Begin

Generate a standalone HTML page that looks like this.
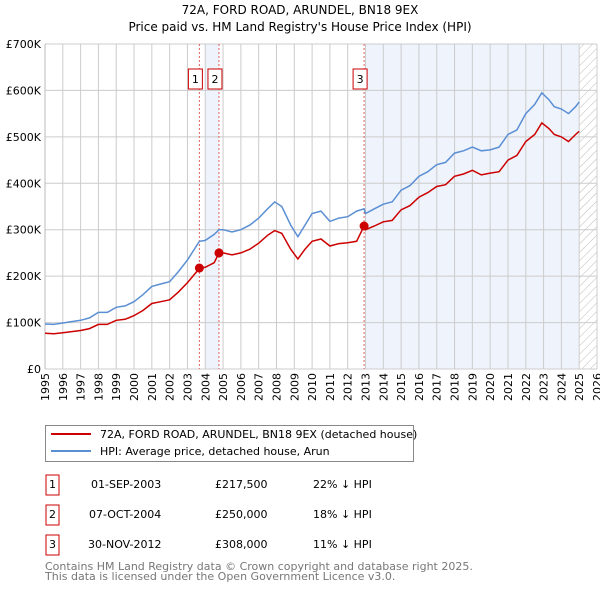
<!DOCTYPE html>
<html><head><meta charset="utf-8"><style>
body{margin:0;background:#fff;font-family:"Liberation Sans","DejaVu Sans",sans-serif;}
svg text{font-family:"DejaVu Sans","Liberation Sans",sans-serif;}
</style></head><body>
<svg id="c" width="600" height="590" viewBox="0 0 600 590" xmlns="http://www.w3.org/2000/svg">
<defs><pattern id="hatch" width="6" height="6" patternUnits="userSpaceOnUse" patternTransform="rotate(45)"><line x1="0" y1="0" x2="0" y2="6" stroke="#bbb" stroke-width="1"/></pattern></defs>
<text x="300" y="14" text-anchor="middle" font-size="12">72A, FORD ROAD, ARUNDEL, BN18 9EX</text>
<text x="300" y="31" text-anchor="middle" font-size="12">Price paid vs. HM Land Registry's House Price Index (HPI)</text>
<g id="plot"></g>
<g>
<rect x="45.5" y="425.5" width="368" height="36" fill="#fff" stroke="#888"/>
<line x1="51" y1="434" x2="91" y2="434" stroke="#cc0000" stroke-width="2"/>
<text x="100" y="438" font-size="11">72A, FORD ROAD, ARUNDEL, BN18 9EX (detached house)</text>
<line x1="51" y1="451" x2="91" y2="451" stroke="#5b8fd4" stroke-width="2"/>
<text x="100" y="455" font-size="11">HPI: Average price, detached house, Arun</text>
</g>
<g font-size="11">
<rect x="46" y="475" width="13" height="20" fill="#fff" stroke="#cc0000"/><text x="52.5" y="488" text-anchor="middle">1</text>
<text x="91" y="488">01-SEP-2003</text><text x="215" y="488">£217,500</text><text x="313" y="488">22% ↓ HPI</text>
<rect x="46" y="505" width="13" height="20" fill="#fff" stroke="#cc0000"/><text x="52.5" y="518" text-anchor="middle">2</text>
<text x="89" y="518">07-OCT-2004</text><text x="215" y="518">£250,000</text><text x="313" y="518">18% ↓ HPI</text>
<rect x="46" y="535" width="13" height="20" fill="#fff" stroke="#cc0000"/><text x="52.5" y="548" text-anchor="middle">3</text>
<text x="88" y="548">30-NOV-2012</text><text x="215" y="548">£308,000</text><text x="313" y="548">11% ↓ HPI</text>
</g>
<text x="45" y="570" font-size="11" fill="#777">Contains HM Land Registry data © Crown copyright and database right 2025.</text>
<text x="45" y="580" font-size="11" fill="#777">This data is licensed under the Open Government Licence v3.0.</text>
</svg>
<script>
const years=[1995,1995.5,1996,1997,1997.5,1998,1998.5,1999,1999.5,2000,2000.5,2001,2001.5,2002,2002.5,2003,2003.5,2003.67,2004,2004.5,2004.77,2005,2005.5,2006,2006.5,2007,2007.5,2007.9,2008.3,2008.8,2009.2,2009.6,2010,2010.5,2011,2011.5,2012,2012.5,2012.92,2013,2013.5,2014,2014.5,2015,2015.5,2016,2016.5,2017,2017.5,2018,2018.5,2019,2019.5,2020,2020.5,2021,2021.5,2022,2022.5,2022.9,2023.3,2023.6,2024,2024.4,2024.8,2025];
const hpi=[97,96,99,105,110,122,122,133,136,145,160,178,183,188,210,235,265,275,277,290,300,300,295,300,310,325,345,360,350,310,285,310,335,340,318,325,328,340,345,335,345,355,360,385,395,415,425,440,445,465,470,478,470,472,478,505,515,550,570,595,580,565,560,550,565,575];
const paid=[77,76,78,83,87,96,96,105,107,115,126,141,145,149,166,186,209,217.5,219,229,250,250,246,250,258,271,288,298,292,258,237,258,275,280,265,270,272,275,308,300,308,317,320,343,352,370,380,393,397,415,420,428,418,422,425,450,460,490,505,530,518,505,500,490,505,512];
const saleYears=[2003.67,2004.77,2012.92];
const saleValues=[217.5,250,308];
const saleLabels=["1","2","3"];
const yTicks=[0,100,200,300,400,500,600,700];
const yTickLabels=["£0","£100K","£200K","£300K","£400K","£500K","£600K","£700K"];
const xTicks=[];for(let y=1995;y<=2026;y++)xTicks.push(y);

const X0=45,X1=597,Y0=369,Y1=44;
const xs=v=>X0+(v-1995)/(2026-1995)*(X1-X0);
const ys=v=>Y0-(v/700)*(Y0-Y1);
const NS="http://www.w3.org/2000/svg";
const g=document.getElementById('plot');
function mk(t,a,p){const e=document.createElementNS(NS,t);for(const k in a)e.setAttribute(k,a[k]);(p||g).appendChild(e);return e;}

let e=mk('rect',{x:X0,y:Y1,width:X1-X0,height:Y0-Y1,fill:'#fff'});


e=mk('rect',{x:xs(2004),y:Y1,width:xs(saleYears[1])-xs(2004),height:Y0-Y1,fill:'#eef3fc'});


e=mk('rect',{x:xs(saleYears[2])+1,y:Y1,width:xs(2025)-xs(saleYears[2])-1,height:Y0-Y1,fill:'#eef3fc'});


e=mk('rect',{x:xs(2025),y:Y1,width:X1-xs(2025),height:Y0-Y1,fill:'url(#hatch)'});



xTicks.forEach(t=>{
  e=mk('line',{x1:xs(t),x2:xs(t),y1:Y1,y2:Y0,stroke:'#ccc','stroke-width':1});
  
  
  e=mk('text',{x:0,y:0,'font-size':11,'text-anchor':'end',transform:`translate(${xs(t)+4},${Y0+4}) rotate(-90)`});
  e.textContent=t;
  
  
});
yTicks.forEach((t,i)=>{
  e=mk('line',{x1:X0,x2:X1,y1:ys(t),y2:ys(t),stroke:'#ccc','stroke-width':1});
  
  
  e=mk('text',{x:X0-4,y:ys(t)+4,'font-size':11,'text-anchor':'end'});
  e.textContent=yTickLabels[i];
  
  
});
e=mk('line',{x1:X0,x2:X0,y1:Y1,y2:Y0,stroke:'#bbb'});



saleYears.forEach((s,i)=>{
  e=mk('line',{x1:xs(s),x2:xs(s),y1:Y1,y2:Y0,stroke:'#e06060','stroke-dasharray':'2,2'});
  
  
  e=mk('rect',{x:xs(s)-11,y:69,width:14,height:20,fill:'#fff',stroke:'#cc0000'});
  
  
  e=mk('text',{x:xs(s)-4,y:83,'font-size':11,'text-anchor':'middle'});
  e.textContent=saleLabels[i];
  
  
});

function path(arr){return arr.map((v,i)=>(i?'L':'M')+xs(years[i]).toFixed(1)+','+ys(v).toFixed(1)).join('');}
e=mk('path',{d:path(hpi),fill:'none',stroke:'#5b8fd4','stroke-width':1.5});


e=mk('path',{d:path(paid),fill:'none',stroke:'#cc0000','stroke-width':1.5});


saleYears.forEach((s,i)=>{
  e=mk('circle',{cx:xs(s),cy:ys(saleValues[i]),r:4.5,fill:'#cc0000'});
  
  
});
</script>
</body></html>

End

Skip the images and write out the rest of the listing exactly.

Generate a standalone HTML page that looks like this.
<!DOCTYPE html>
<html><head><meta charset="utf-8"><style>
body{margin:0;background:#fff;font-family:"Liberation Sans","DejaVu Sans",sans-serif;}
svg text{font-family:"DejaVu Sans","Liberation Sans",sans-serif;}
</style></head><body>
<svg id="c" width="600" height="590" viewBox="0 0 600 590" xmlns="http://www.w3.org/2000/svg">
<defs><pattern id="hatch" width="6" height="6" patternUnits="userSpaceOnUse" patternTransform="rotate(45)"><line x1="0" y1="0" x2="0" y2="6" stroke="#bbb" stroke-width="1"/></pattern></defs>
<text x="300" y="14" text-anchor="middle" font-size="12">72A, FORD ROAD, ARUNDEL, BN18 9EX</text>
<text x="300" y="31" text-anchor="middle" font-size="12">Price paid vs. HM Land Registry's House Price Index (HPI)</text>
<g id="plot"></g>
<g>
<rect x="45.5" y="425.5" width="368" height="36" fill="#fff" stroke="#888"/>
<line x1="51" y1="434" x2="91" y2="434" stroke="#cc0000" stroke-width="2"/>
<text x="100" y="438" font-size="11">72A, FORD ROAD, ARUNDEL, BN18 9EX (detached house)</text>
<line x1="51" y1="451" x2="91" y2="451" stroke="#5b8fd4" stroke-width="2"/>
<text x="100" y="455" font-size="11">HPI: Average price, detached house, Arun</text>
</g>
<g font-size="11">
<rect x="46" y="475" width="13" height="20" fill="#fff" stroke="#cc0000"/><text x="52.5" y="488" text-anchor="middle">1</text>
<text x="91" y="488">01-SEP-2003</text><text x="215" y="488">£217,500</text><text x="313" y="488">22% ↓ HPI</text>
<rect x="46" y="505" width="13" height="20" fill="#fff" stroke="#cc0000"/><text x="52.5" y="518" text-anchor="middle">2</text>
<text x="89" y="518">07-OCT-2004</text><text x="215" y="518">£250,000</text><text x="313" y="518">18% ↓ HPI</text>
<rect x="46" y="535" width="13" height="20" fill="#fff" stroke="#cc0000"/><text x="52.5" y="548" text-anchor="middle">3</text>
<text x="88" y="548">30-NOV-2012</text><text x="215" y="548">£308,000</text><text x="313" y="548">11% ↓ HPI</text>
</g>
<text x="45" y="570" font-size="11" fill="#777">Contains HM Land Registry data © Crown copyright and database right 2025.</text>
<text x="45" y="580" font-size="11" fill="#777">This data is licensed under the Open Government Licence v3.0.</text>
</svg>
<script>
const years=[1995,1995.5,1996,1997,1997.5,1998,1998.5,1999,1999.5,2000,2000.5,2001,2001.5,2002,2002.5,2003,2003.5,2003.67,2004,2004.5,2004.77,2005,2005.5,2006,2006.5,2007,2007.5,2007.9,2008.3,2008.8,2009.2,2009.6,2010,2010.5,2011,2011.5,2012,2012.5,2012.92,2013,2013.5,2014,2014.5,2015,2015.5,2016,2016.5,2017,2017.5,2018,2018.5,2019,2019.5,2020,2020.5,2021,2021.5,2022,2022.5,2022.9,2023.3,2023.6,2024,2024.4,2024.8,2025];
const hpi=[97,96,99,105,110,122,122,133,136,145,160,178,183,188,210,235,265,275,277,290,300,300,295,300,310,325,345,360,350,310,285,310,335,340,318,325,328,340,345,335,345,355,360,385,395,415,425,440,445,465,470,478,470,472,478,505,515,550,570,595,580,565,560,550,565,575];
const paid=[77,76,78,83,87,96,96,105,107,115,126,141,145,149,166,186,209,217.5,219,229,250,250,246,250,258,271,288,298,292,258,237,258,275,280,265,270,272,275,308,300,308,317,320,343,352,370,380,393,397,415,420,428,418,422,425,450,460,490,505,530,518,505,500,490,505,512];
const saleYears=[2003.67,2004.77,2012.92];
const saleValues=[217.5,250,308];
const saleLabels=["1","2","3"];
const yTicks=[0,100,200,300,400,500,600,700];
const yTickLabels=["£0","£100K","£200K","£300K","£400K","£500K","£600K","£700K"];
const xTicks=[];for(let y=1995;y<=2026;y++)xTicks.push(y);

const X0=45,X1=597,Y0=369,Y1=44;
const xs=v=>X0+(v-1995)/(2026-1995)*(X1-X0);
const ys=v=>Y0-(v/700)*(Y0-Y1);
const NS="http://www.w3.org/2000/svg";
const g=document.getElementById('plot');
function mk(t,a,p){const e=document.createElementNS(NS,t);for(const k in a)e.setAttribute(k,a[k]);(p||g).appendChild(e);return e;}

let e=mk('rect',{x:X0,y:Y1,width:X1-X0,height:Y0-Y1,fill:'#fff'});


e=mk('rect',{x:xs(2004),y:Y1,width:xs(saleYears[1])-xs(2004),height:Y0-Y1,fill:'#eef3fc'});


e=mk('rect',{x:xs(saleYears[2])+1,y:Y1,width:xs(2025)-xs(saleYears[2])-1,height:Y0-Y1,fill:'#eef3fc'});


e=mk('rect',{x:xs(2025),y:Y1,width:X1-xs(2025),height:Y0-Y1,fill:'url(#hatch)'});



xTicks.forEach(t=>{
  e=mk('line',{x1:xs(t),x2:xs(t),y1:Y1,y2:Y0,stroke:'#ccc','stroke-width':1});
  
  
  e=mk('text',{x:0,y:0,'font-size':11,'text-anchor':'end',transform:`translate(${xs(t)+4},${Y0+4}) rotate(-90)`});
  e.textContent=t;
  
  
});
yTicks.forEach((t,i)=>{
  e=mk('line',{x1:X0,x2:X1,y1:ys(t),y2:ys(t),stroke:'#ccc','stroke-width':1});
  
  
  e=mk('text',{x:X0-4,y:ys(t)+4,'font-size':11,'text-anchor':'end'});
  e.textContent=yTickLabels[i];
  
  
});
e=mk('line',{x1:X0,x2:X0,y1:Y1,y2:Y0,stroke:'#bbb'});



saleYears.forEach((s,i)=>{
  e=mk('line',{x1:xs(s),x2:xs(s),y1:Y1,y2:Y0,stroke:'#e06060','stroke-dasharray':'2,2'});
  
  
  e=mk('rect',{x:xs(s)-11,y:69,width:14,height:20,fill:'#fff',stroke:'#cc0000'});
  
  
  e=mk('text',{x:xs(s)-4,y:83,'font-size':11,'text-anchor':'middle'});
  e.textContent=saleLabels[i];
  
  
});

function path(arr){return arr.map((v,i)=>(i?'L':'M')+xs(years[i]).toFixed(1)+','+ys(v).toFixed(1)).join('');}
e=mk('path',{d:path(hpi),fill:'none',stroke:'#5b8fd4','stroke-width':1.5});


e=mk('path',{d:path(paid),fill:'none',stroke:'#cc0000','stroke-width':1.5});


saleYears.forEach((s,i)=>{
  e=mk('circle',{cx:xs(s),cy:ys(saleValues[i]),r:4.5,fill:'#cc0000'});
  
  
});
</script>
</body></html>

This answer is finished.